In this public lecture two eminent historians examined the crucial developments of Mexican drug policy and its discourse on drugs over the past 100 years. Their scholarship poses key questions to the role the US has played in the origins and development of the Mexican Drug War and highlight the extent to which events have been influenced by local actors. Their discussion also provided a critical long-term perspective on the increasing militarisation of President Enrique Peña Nieto's anti-drug strategy.
Dr Benjamin Smith is a Reader in Latin American History at the University of Warwick. He works on the political, social and religious history of Mexico and has also published extensively on the war on drugs in Latin America.

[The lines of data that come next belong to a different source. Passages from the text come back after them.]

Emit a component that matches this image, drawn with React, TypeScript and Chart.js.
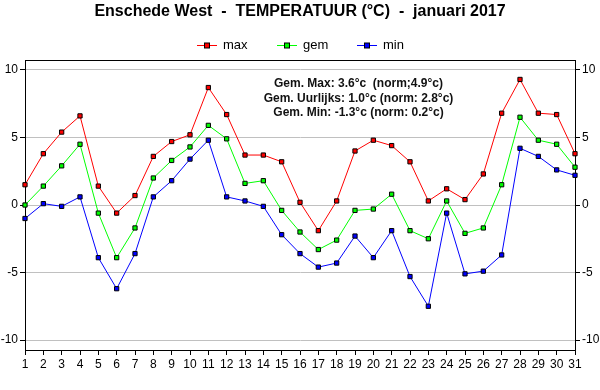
import React, { useEffect, useRef } from "react";
import { Chart, registerables } from "chart.js";

Chart.register(...registerables);

const days = ["1","2","3","4","5","6","7","8","9","10","11","12","13","14","15","16","17","18","19","20","21","22","23","24","25","26","27","28","29","30","31"];
const maxTemps = [1.5,3.8,5.4,6.6,1.4,-0.6,0.7,3.6,4.7,5.2,8.7,6.7,3.7,3.7,3.2,0.2,-1.9,0.3,4.0,4.8,4.4,3.2,0.3,1.2,0.4,2.3,6.8,9.3,6.8,6.7,3.8];
const gemTemps = [0.0,1.4,2.9,4.5,-0.6,-3.9,-1.7,2.0,3.3,4.3,5.9,4.9,1.6,1.8,-0.4,-2.0,-3.3,-2.6,-0.4,-0.3,0.8,-1.9,-2.5,0.3,-2.1,-1.7,1.5,6.5,4.8,4.5,2.8];
const minTemps = [-1.0,0.1,-0.1,0.6,-3.9,-6.2,-3.6,0.6,1.8,3.4,4.8,0.6,0.3,-0.1,-2.2,-3.6,-4.6,-4.3,-2.3,-3.9,-1.9,-5.3,-7.5,-0.6,-5.1,-4.9,-3.7,4.2,3.6,2.6,2.2];
const yTicks = [-10, -5, 0, 5, 10];
const seriesNames = ["max", "gem", "min"];
const seriesColors = ["#ff0000", "#00ff00", "#0000ff"];
const titleText = "Enschede West  -  TEMPERATUUR (°C)  -  januari 2017";
const infoLines = [
  "Gem. Max: 3.6°c  (norm;4.9°c)",
  "Gem. Uurlijks: 1.0°c (norm: 2.8°c)",
  "Gem. Min: -1.3°c (norm: 0.2°c)",
];

const FONT = '"Liberation Sans", Arial, sans-serif';

export default function App() {
  const ref = useRef<HTMLCanvasElement | null>(null);
  useEffect(() => {
    document.body.style.margin = "0";
    const canvas = ref.current;
    if (!canvas) return;
    const decor = {
      id: "decor",
      afterDraw(chart: any) {
        const ctx = chart.ctx;
        const a = chart.chartArea;
        ctx.save();
        // top border
        ctx.strokeStyle = "#000";
        ctx.lineWidth = 1;
        ctx.beginPath();
        ctx.moveTo(a.left, Math.round(a.top) + 0.5);
        ctx.lineTo(a.right, Math.round(a.top) + 0.5);
        ctx.stroke();
        // title
        ctx.fillStyle = "#000";
        ctx.font = "bold 16px " + FONT;
        ctx.textAlign = "center";
        ctx.textBaseline = "middle";
        ctx.fillText(titleText, 300, 12);
        // legend
        const lx = [197, 277, 357];
        ctx.font = "13px " + FONT;
        ctx.textAlign = "left";
        seriesNames.forEach((n, i) => {
          const x = lx[i];
          const y = 45.5;
          ctx.strokeStyle = seriesColors[i];
          ctx.beginPath();
          ctx.moveTo(x, y);
          ctx.lineTo(x + 20, y);
          ctx.stroke();
          ctx.fillStyle = seriesColors[i];
          ctx.fillRect(x + 7.5, y - 2.5, 5, 5);
          ctx.strokeStyle = "#000";
          ctx.strokeRect(x + 7.5, y - 2.5, 5, 5);
          ctx.fillStyle = "#000";
          ctx.fillText(n, x + 26, y);
        });
        // info text
        ctx.font = "bold 12px " + FONT;
        ctx.textAlign = "center";
        ctx.fillStyle = "#111";
        infoLines.forEach((t, i) => {
          ctx.fillText(t, 358.5, 84 + i * 14.5);
        });
        ctx.restore();
      },
    };
    const mkDs = (label: string, data: number[], color: string) => ({
      label,
      data,
      borderColor: color,
      backgroundColor: color,
      borderWidth: 1,
      tension: 0,
      pointStyle: "rect",
      pointRadius: 3,
      pointBorderColor: "#000",
      pointBorderWidth: 1,
      pointBackgroundColor: color,
      yAxisID: "y",
    });
    const yBase = {
      min: -10.74,
      max: 10.74,
      afterBuildTicks: (s: any) => {
        s.ticks = yTicks.map((v) => ({ value: v }));
      },
      afterFit: (s: any) => {
        s.width = 25;
      },
    };
    const chart = new Chart(canvas, {
      type: "line",
      data: {
        labels: days,
        datasets: [
          mkDs(seriesNames[0], maxTemps, seriesColors[0]),
          mkDs(seriesNames[1], gemTemps, seriesColors[1]),
          mkDs(seriesNames[2], minTemps, seriesColors[2]),
        ],
      },
      options: {
        animation: false,
        responsive: false,
        layout: { padding: { top: 60, left: 0, right: 0, bottom: 0 } },
        plugins: { legend: { display: false }, title: { display: false }, tooltip: { enabled: false } },
        scales: {
          x: {
            type: "category",
            offset: false,
            grid: { drawOnChartArea: false, tickLength: 5, tickColor: "#000" },
            border: { color: "#000", width: 1 },
            ticks: { color: "#000", font: { family: FONT, size: 12 }, padding: 2, maxRotation: 0, autoSkip: false },
            afterFit: (s: any) => {
              s.height = 40;
            },
          },
          y: {
            ...yBase,
            position: "left",
            grid: { color: "#c0c0c0", tickLength: 5, tickColor: "#000" },
            border: { color: "#000", width: 1 },
            ticks: { color: "#000", font: { family: FONT, size: 12 }, padding: 2, includeBounds: false },
          },
          y2: {
            ...yBase,
            position: "right",
            grid: { drawOnChartArea: false, tickLength: 5, tickColor: "#000" },
            border: { color: "#000", width: 1 },
            ticks: { color: "#000", font: { family: FONT, size: 12 }, padding: 2, includeBounds: false },
          },
        },
      },
      plugins: [decor],
    } as any);
    return () => chart.destroy();
  }, []);
  return (
    <div style={{ width: 600, height: 390, background: "#fff" }}>
      <canvas ref={ref} width={600} height={390} />
    </div>
  );
}
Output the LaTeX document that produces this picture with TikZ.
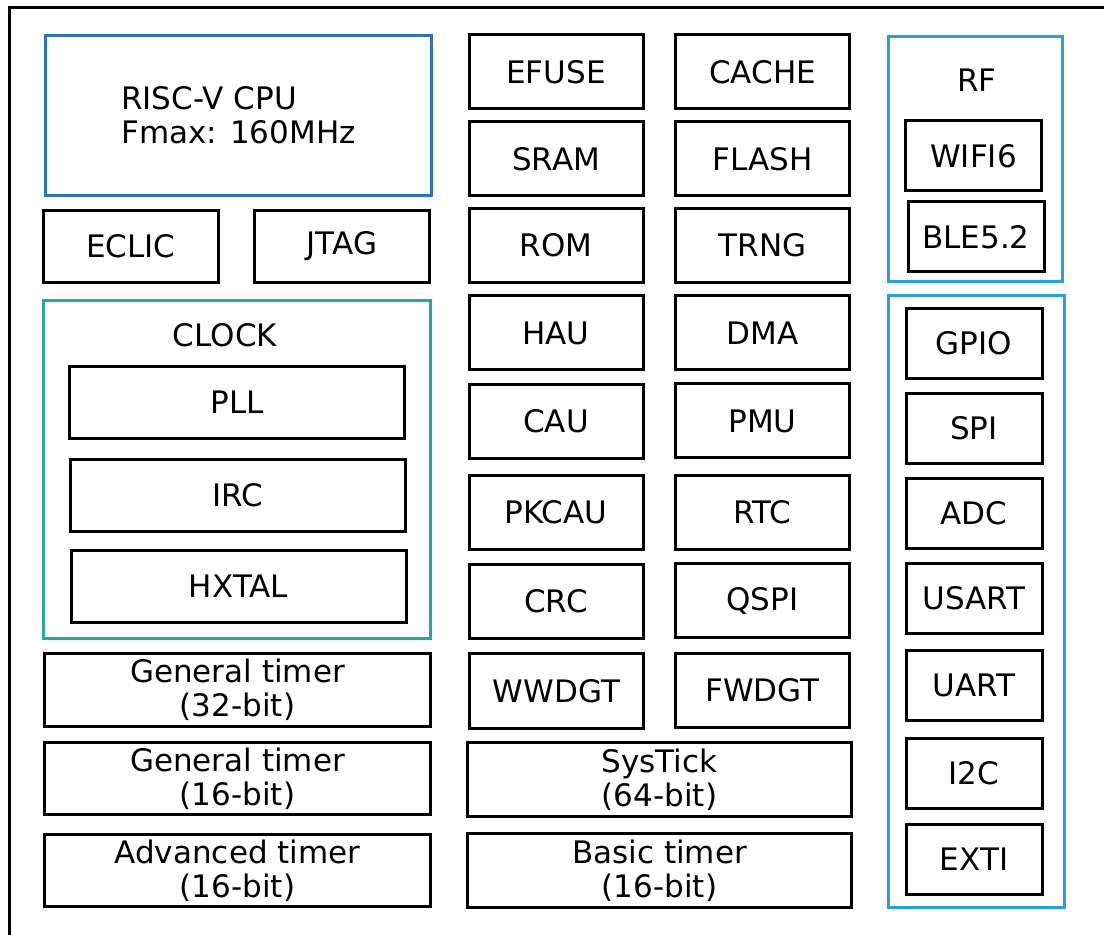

Dr Carlos A. Perez Ricart is a Postdoctoral Fellow in the Contemporary History and Public Policy of Mexico at the University of Oxford, as well as a member of both the History Faculty and the Latin American Centre (LAC). Dr Perez Ricart works on activities of law enforcement agencies in the United States and the transnational construction of the war on drugs in Mexico between 1938 and 1978.
Dr Tanya Harmer (@tanyaharmer) is Associate Professor at the LSE International History Department and a faculty affiliate of the US Centre. Dr Harmer is a specialist in US-Latin American relations and has published extensively on the Cold War in Latin America.
This event was held on 23 February 2018.